Thinking back on Falling Down you forget just how reprehensible and vacuous Michael Douglas’s frankly unsympathetic turn as a white collar worker gone AWOL is. It’s like the frustrated rant of a racist vigilante who’s convinced the whole world is going to collapse from the weight of immigration and whatever social issue has gotten their goat that week. That said, it does have that awesome scene where Michael Douglas demands his burger look like the burger on the menu, even though that would probably be like eating plastic. It’s the only political belief of his which is okay to empathise with, otherwise you are just a reactionary bigot.
One of the most psychologically wrought movies of the late ‘80s, Fatal Attraction provided Douglas with one of his best performances as a married man whose decision to have a one night stand comes back to haunt him in the form of a bunny-boiling psychopath. Whilst Glenn Close arguably steals the show Douglas is nonetheless excellent as the man trying to protect his family from the clutches of a woman-done-wrong.

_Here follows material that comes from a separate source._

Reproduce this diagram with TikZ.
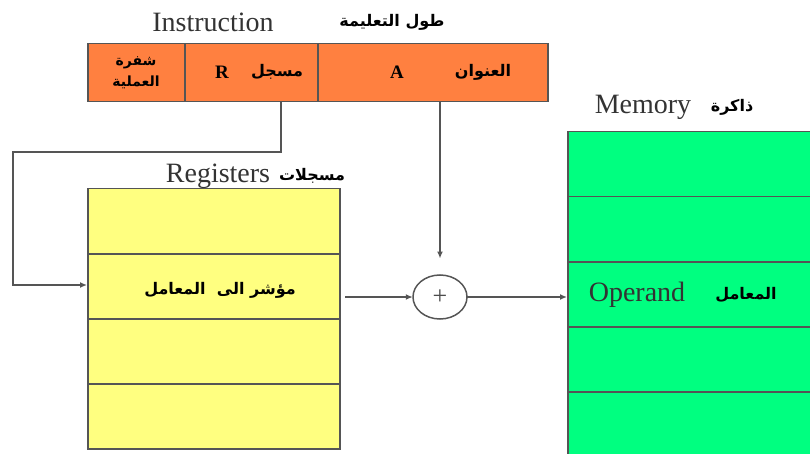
\documentclass[tikz,border=0pt]{standalone}
\usepackage{fontspec}
\setmainfont{Liberation Serif}
\newfontfamily\arabicfont[Script=Arabic]{DejaVu Sans}
\TeXXeTstate=1
\usetikzlibrary{arrows.meta}
\definecolor{orng}{RGB}{255,128,64}
\definecolor{yel}{RGB}{255,255,128}
\definecolor{grn}{RGB}{0,255,128}
\definecolor{edge}{RGB}{85,85,85}
\tikzset{
  cell/.style={draw=edge, line width=1.5pt, inner sep=0pt, anchor=north west},
  conn/.style={draw=edge, line width=1.5pt},
  tip/.style={-{Latex[length=7pt,width=6pt]}},
  lat/.style={font=\fontsize{28}{30}\selectfont, text=black!80, inner sep=0pt},
  ar/.style={font=\arabicfont\bfseries\fontsize{16}{18}\selectfont, inner sep=0pt},
}
\begin{document}
\begin{tikzpicture}[x=1pt,y=-1pt]
\useasboundingbox (0,0) rectangle (810,454);
% instruction
\node[cell, fill=orng, minimum width=97pt, minimum height=58pt] (op) at (87,43) {};
\node[cell, fill=orng, minimum width=133pt, minimum height=58pt] (reg) at (184,43) {};
\node[cell, fill=orng, minimum width=230pt, minimum height=58pt] (addr) at (317,43) {};
\node[lat] (tinstr) at (213,22) {Instruction};
\node[ar] (tlen) at (392,22) {\beginR طول التعليمة\endR};
\node[ar, align=center, font=\arabicfont\bfseries\fontsize{14}{21}\selectfont] (topc) at (136,73) {\beginR شفرة\endR\\\beginR العملية\endR};
\node[font=\bfseries\fontsize{19}{21}\selectfont, inner sep=0pt] (tR) at (222,72) {R};
\node[ar] (treg) at (277,72) {\beginR مسجل\endR};
\node[font=\bfseries\fontsize{19}{21}\selectfont, inner sep=0pt] (tA) at (397,72) {A};
\node[ar] (taddr) at (483,72) {\beginR العنوان\endR};
% registers
\node[cell, fill=yel, minimum width=252pt, minimum height=65pt] (r1) at (87,188) {};
\node[cell, fill=yel, minimum width=252pt, minimum height=65pt] (r2) at (87,253) {};
\node[cell, fill=yel, minimum width=252pt, minimum height=65pt] (r3) at (87,318) {};
\node[cell, fill=yel, minimum width=252pt, minimum height=65pt] (r4) at (87,383) {};
\node[lat] (treglbl) at (218,176) {Registers};
\node[ar] (tregar) at (312,176) {\beginR مسجلات\endR};
\node[ar] (tptr) at (220,290) {\beginR مؤشر الى \ المعامل\endR};
% memory
\node[cell, fill=grn, minimum width=260pt, minimum height=65pt] (m1) at (567,131) {};
\node[cell, fill=grn, minimum width=260pt, minimum height=65pt] (m2) at (567,196) {};
\node[cell, fill=grn, minimum width=260pt, minimum height=65pt] (m3) at (567,261) {};
\node[cell, fill=grn, minimum width=260pt, minimum height=65pt] (m4) at (567,326) {};
\node[cell, fill=grn, minimum width=260pt, minimum height=65pt] (m5) at (567,391) {};
\node[lat] (tmem) at (643,107) {Memory};
\node[ar] (tmemar) at (732,107) {\beginR ذاكرة\endR};
\node[lat] (topnd) at (637,295) {Operand};
\node[ar] (topar) at (746,295) {\beginR المعامل\endR};
% adder
\draw[conn] (440,297) ellipse (27pt and 22pt);
\node[inner sep=0pt, minimum width=54pt, minimum height=44pt, font=\fontsize{26}{28}\selectfont, text=black!70] (plus) at (440,297) {+};
% connectors
\coordinate (c1) at (281,152);
\coordinate (c2) at (13,152);
\coordinate (c3) at (13,285);
\draw[conn, tip] (reg.south -| c1) -- (c1) -- (c2) -- (c3) -- (c3 -| r2.west);
\draw[conn, tip] (addr.south -| plus) -- ++(0,156);
\coordinate (s1) at (345,297);
\draw[conn, tip] (s1) -- (plus.west);
\draw[conn, tip] (plus.east) -- (plus.east -| m3.west);
\end{tikzpicture}
\end{document}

The project which effectively revived Douglas’ career and gave the star a renewed sense of credibility (this in spite of the film being a commercial flop), Wonder Boys is an enjoyable stoner romp about a writer struggling to finish his second novel and failing at growing up. Includes a great scene involving Michael Douglas, Tobey Maguire, his lover who happens to be his boss’s wife, a freshly murdered dog and Marilyn Monroe’s coat.